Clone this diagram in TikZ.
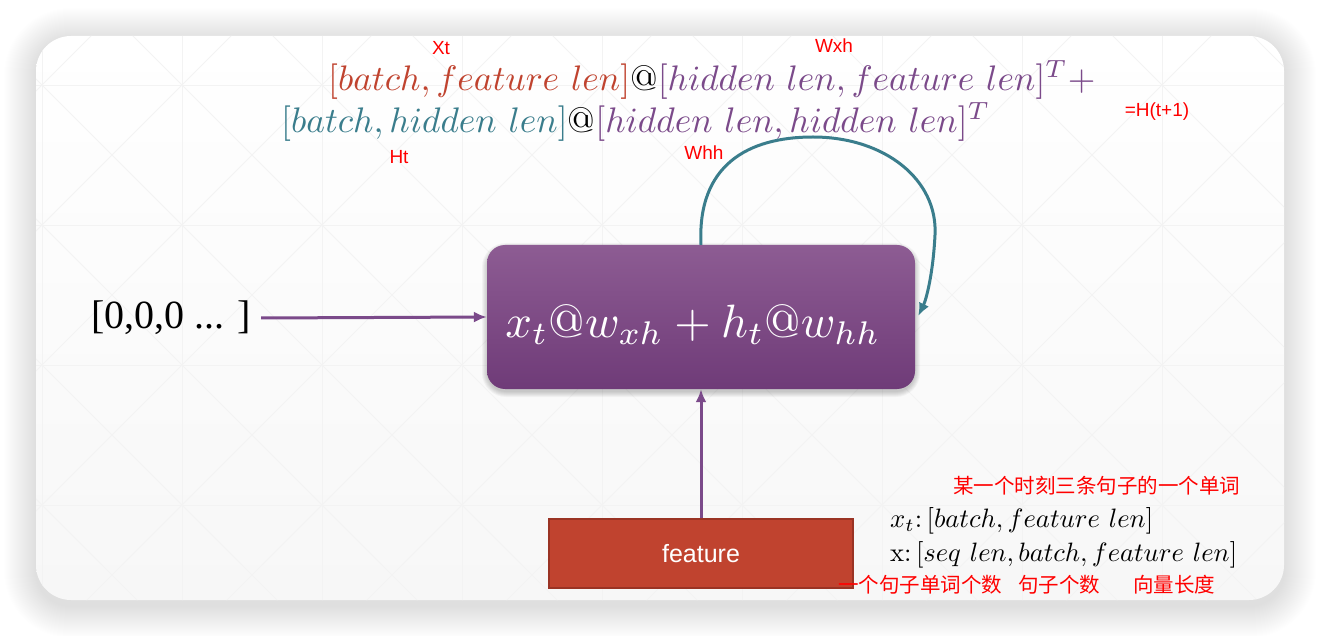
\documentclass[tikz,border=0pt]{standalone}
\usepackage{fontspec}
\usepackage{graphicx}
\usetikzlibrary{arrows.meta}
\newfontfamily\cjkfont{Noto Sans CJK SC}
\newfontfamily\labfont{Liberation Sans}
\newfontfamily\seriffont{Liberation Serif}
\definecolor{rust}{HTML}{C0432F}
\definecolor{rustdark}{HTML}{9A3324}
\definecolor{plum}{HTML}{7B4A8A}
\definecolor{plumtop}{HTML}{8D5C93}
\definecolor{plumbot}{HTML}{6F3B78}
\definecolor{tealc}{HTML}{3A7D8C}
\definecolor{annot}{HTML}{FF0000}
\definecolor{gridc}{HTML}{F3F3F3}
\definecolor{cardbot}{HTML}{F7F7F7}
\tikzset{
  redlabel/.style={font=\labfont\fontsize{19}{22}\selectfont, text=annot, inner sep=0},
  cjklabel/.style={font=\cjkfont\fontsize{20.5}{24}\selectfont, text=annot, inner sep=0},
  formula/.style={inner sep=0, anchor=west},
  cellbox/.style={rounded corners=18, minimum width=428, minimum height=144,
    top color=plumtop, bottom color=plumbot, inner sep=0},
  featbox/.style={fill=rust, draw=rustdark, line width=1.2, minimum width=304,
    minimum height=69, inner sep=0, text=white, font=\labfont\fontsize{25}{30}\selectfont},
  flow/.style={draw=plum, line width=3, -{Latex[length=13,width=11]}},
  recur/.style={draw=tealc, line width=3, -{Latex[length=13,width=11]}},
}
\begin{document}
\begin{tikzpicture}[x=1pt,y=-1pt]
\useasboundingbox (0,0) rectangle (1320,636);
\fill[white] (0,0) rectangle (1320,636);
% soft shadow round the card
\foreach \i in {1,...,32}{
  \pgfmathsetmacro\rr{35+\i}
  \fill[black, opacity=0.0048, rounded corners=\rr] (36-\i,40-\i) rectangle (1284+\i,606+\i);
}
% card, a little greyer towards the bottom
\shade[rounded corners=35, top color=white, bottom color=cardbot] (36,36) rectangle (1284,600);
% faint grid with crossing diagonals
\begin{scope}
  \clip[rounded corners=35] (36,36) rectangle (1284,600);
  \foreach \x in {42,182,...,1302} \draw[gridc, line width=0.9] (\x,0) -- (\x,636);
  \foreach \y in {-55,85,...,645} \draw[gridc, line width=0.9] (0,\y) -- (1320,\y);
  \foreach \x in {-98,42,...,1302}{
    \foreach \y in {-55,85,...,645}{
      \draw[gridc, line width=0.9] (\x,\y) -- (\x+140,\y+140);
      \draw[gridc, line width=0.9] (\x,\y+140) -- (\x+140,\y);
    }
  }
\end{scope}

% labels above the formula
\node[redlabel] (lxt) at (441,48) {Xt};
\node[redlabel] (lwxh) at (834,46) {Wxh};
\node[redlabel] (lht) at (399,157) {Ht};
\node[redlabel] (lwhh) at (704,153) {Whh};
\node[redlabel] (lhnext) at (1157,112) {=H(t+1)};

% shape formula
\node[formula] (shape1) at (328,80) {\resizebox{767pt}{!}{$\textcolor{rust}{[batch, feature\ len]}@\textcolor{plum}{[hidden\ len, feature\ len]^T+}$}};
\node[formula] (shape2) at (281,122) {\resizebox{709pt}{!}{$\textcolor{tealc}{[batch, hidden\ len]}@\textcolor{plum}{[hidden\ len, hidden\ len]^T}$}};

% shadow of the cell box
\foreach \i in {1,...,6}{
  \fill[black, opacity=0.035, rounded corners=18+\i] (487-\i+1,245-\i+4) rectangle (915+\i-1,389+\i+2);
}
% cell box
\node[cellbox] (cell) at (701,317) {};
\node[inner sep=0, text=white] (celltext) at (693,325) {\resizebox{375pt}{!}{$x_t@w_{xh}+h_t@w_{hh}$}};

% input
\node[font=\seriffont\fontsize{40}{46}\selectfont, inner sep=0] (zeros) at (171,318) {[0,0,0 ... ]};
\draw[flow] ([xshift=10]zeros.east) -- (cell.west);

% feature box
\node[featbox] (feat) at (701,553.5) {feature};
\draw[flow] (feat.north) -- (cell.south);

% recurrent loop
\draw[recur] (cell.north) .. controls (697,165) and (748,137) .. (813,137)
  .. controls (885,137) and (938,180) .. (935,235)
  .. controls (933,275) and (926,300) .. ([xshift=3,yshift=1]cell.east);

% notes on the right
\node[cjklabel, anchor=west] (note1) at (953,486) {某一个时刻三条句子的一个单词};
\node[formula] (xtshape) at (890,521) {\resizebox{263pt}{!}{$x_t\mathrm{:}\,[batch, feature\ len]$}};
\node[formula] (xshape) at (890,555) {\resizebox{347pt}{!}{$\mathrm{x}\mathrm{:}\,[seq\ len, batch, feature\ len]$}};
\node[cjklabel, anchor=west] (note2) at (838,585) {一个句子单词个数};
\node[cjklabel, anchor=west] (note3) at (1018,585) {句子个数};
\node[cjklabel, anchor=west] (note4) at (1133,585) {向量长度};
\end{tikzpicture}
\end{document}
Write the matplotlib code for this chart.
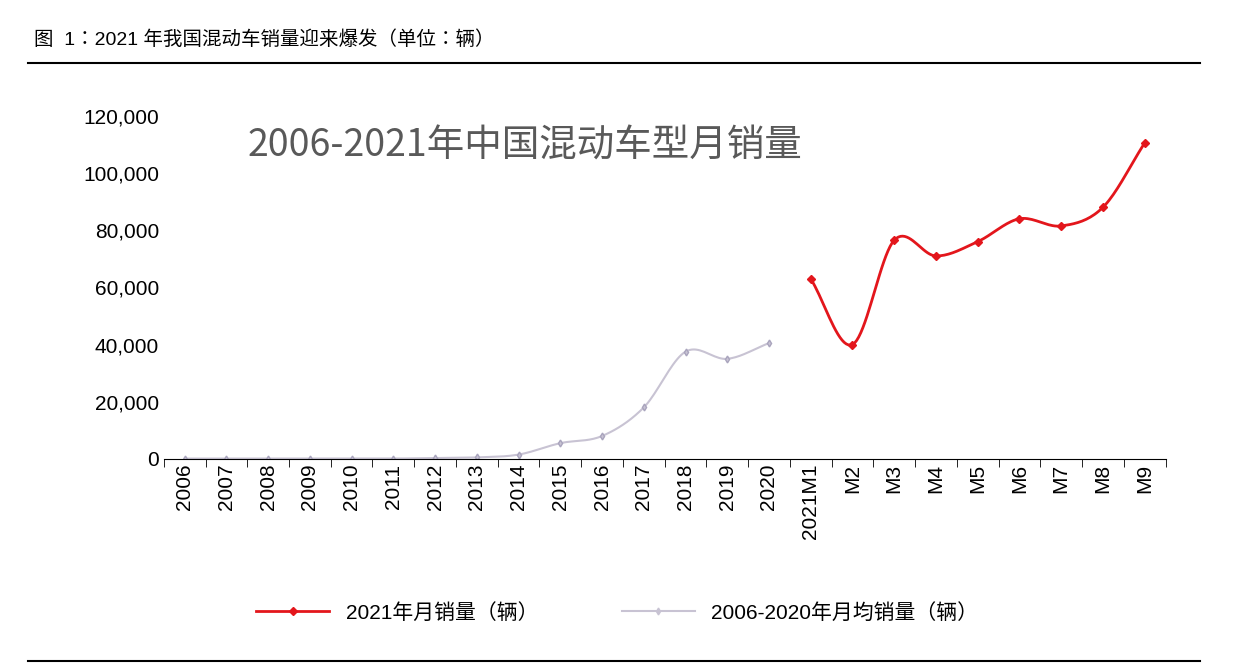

◆ GIVEN EXERCISE
Repeat the data exactly, dropping every picture it holds.

◆ FINISHED EXERCISE
Clone this diagram in TikZ.
\documentclass[tikz,border=0pt]{standalone}
\usepackage{fontspec}
\usepackage{graphicx}
\usetikzlibrary{arrows.meta}
\newfontfamily\cjkfont{Noto Sans CJK SC}
\newfontfamily\labfont{Liberation Sans}
\newfontfamily\seriffont{Liberation Serif}
\definecolor{rust}{HTML}{C0432F}
\definecolor{rustdark}{HTML}{9A3324}
\definecolor{plum}{HTML}{7B4A8A}
\definecolor{plumtop}{HTML}{8D5C93}
\definecolor{plumbot}{HTML}{6F3B78}
\definecolor{tealc}{HTML}{3A7D8C}
\definecolor{annot}{HTML}{FF0000}
\definecolor{gridc}{HTML}{F3F3F3}
\definecolor{cardbot}{HTML}{F7F7F7}
\tikzset{
  redlabel/.style={font=\labfont\fontsize{19}{22}\selectfont, text=annot, inner sep=0},
  cjklabel/.style={font=\cjkfont\fontsize{20.5}{24}\selectfont, text=annot, inner sep=0},
  formula/.style={inner sep=0, anchor=west},
  cellbox/.style={rounded corners=18, minimum width=428, minimum height=144,
    top color=plumtop, bottom color=plumbot, inner sep=0},
  featbox/.style={fill=rust, draw=rustdark, line width=1.2, minimum width=304,
    minimum height=69, inner sep=0, text=white, font=\labfont\fontsize{25}{30}\selectfont},
  flow/.style={draw=plum, line width=3, -{Latex[length=13,width=11]}},
  recur/.style={draw=tealc, line width=3, -{Latex[length=13,width=11]}},
}
\begin{document}
\begin{tikzpicture}[x=1pt,y=-1pt]
\useasboundingbox (0,0) rectangle (1320,636);
\fill[white] (0,0) rectangle (1320,636);
% soft shadow round the card
\foreach \i in {1,...,32}{
  \pgfmathsetmacro\rr{35+\i}
  \fill[black, opacity=0.0048, rounded corners=\rr] (36-\i,40-\i) rectangle (1284+\i,606+\i);
}
% card, a little greyer towards the bottom
\shade[rounded corners=35, top color=white, bottom color=cardbot] (36,36) rectangle (1284,600);
% faint grid with crossing diagonals
\begin{scope}
  \clip[rounded corners=35] (36,36) rectangle (1284,600);
  \foreach \x in {42,182,...,1302} \draw[gridc, line width=0.9] (\x,0) -- (\x,636);
  \foreach \y in {-55,85,...,645} \draw[gridc, line width=0.9] (0,\y) -- (1320,\y);
  \foreach \x in {-98,42,...,1302}{
    \foreach \y in {-55,85,...,645}{
      \draw[gridc, line width=0.9] (\x,\y) -- (\x+140,\y+140);
      \draw[gridc, line width=0.9] (\x,\y+140) -- (\x+140,\y);
    }
  }
\end{scope}

% labels above the formula
\node[redlabel] (lxt) at (441,48) {Xt};
\node[redlabel] (lwxh) at (834,46) {Wxh};
\node[redlabel] (lht) at (399,157) {Ht};
\node[redlabel] (lwhh) at (704,153) {Whh};
\node[redlabel] (lhnext) at (1157,112) {=H(t+1)};

% shape formula
\node[formula] (shape1) at (328,80) {\resizebox{767pt}{!}{$\textcolor{rust}{[batch, feature\ len]}@\textcolor{plum}{[hidden\ len, feature\ len]^T+}$}};
\node[formula] (shape2) at (281,122) {\resizebox{709pt}{!}{$\textcolor{tealc}{[batch, hidden\ len]}@\textcolor{plum}{[hidden\ len, hidden\ len]^T}$}};

% shadow of the cell box
\foreach \i in {1,...,6}{
  \fill[black, opacity=0.035, rounded corners=18+\i] (487-\i+1,245-\i+4) rectangle (915+\i-1,389+\i+2);
}
% cell box
\node[cellbox] (cell) at (701,317) {};
\node[inner sep=0, text=white] (celltext) at (693,325) {\resizebox{375pt}{!}{$x_t@w_{xh}+h_t@w_{hh}$}};

% input
\node[font=\seriffont\fontsize{40}{46}\selectfont, inner sep=0] (zeros) at (171,318) {[0,0,0 ... ]};
\draw[flow] ([xshift=10]zeros.east) -- (cell.west);

% feature box
\node[featbox] (feat) at (701,553.5) {feature};
\draw[flow] (feat.north) -- (cell.south);

% recurrent loop
\draw[recur] (cell.north) .. controls (697,165) and (748,137) .. (813,137)
  .. controls (885,137) and (938,180) .. (935,235)
  .. controls (933,275) and (926,300) .. ([xshift=3,yshift=1]cell.east);

% notes on the right
\node[cjklabel, anchor=west] (note1) at (953,486) {某一个时刻三条句子的一个单词};
\node[formula] (xtshape) at (890,521) {\resizebox{263pt}{!}{$x_t\mathrm{:}\,[batch, feature\ len]$}};
\node[formula] (xshape) at (890,555) {\resizebox{347pt}{!}{$\mathrm{x}\mathrm{:}\,[seq\ len, batch, feature\ len]$}};
\node[cjklabel, anchor=west] (note2) at (838,585) {一个句子单词个数};
\node[cjklabel, anchor=west] (note3) at (1018,585) {句子个数};
\node[cjklabel, anchor=west] (note4) at (1133,585) {向量长度};
\end{tikzpicture}
\end{document}
Write the matplotlib code for this chart.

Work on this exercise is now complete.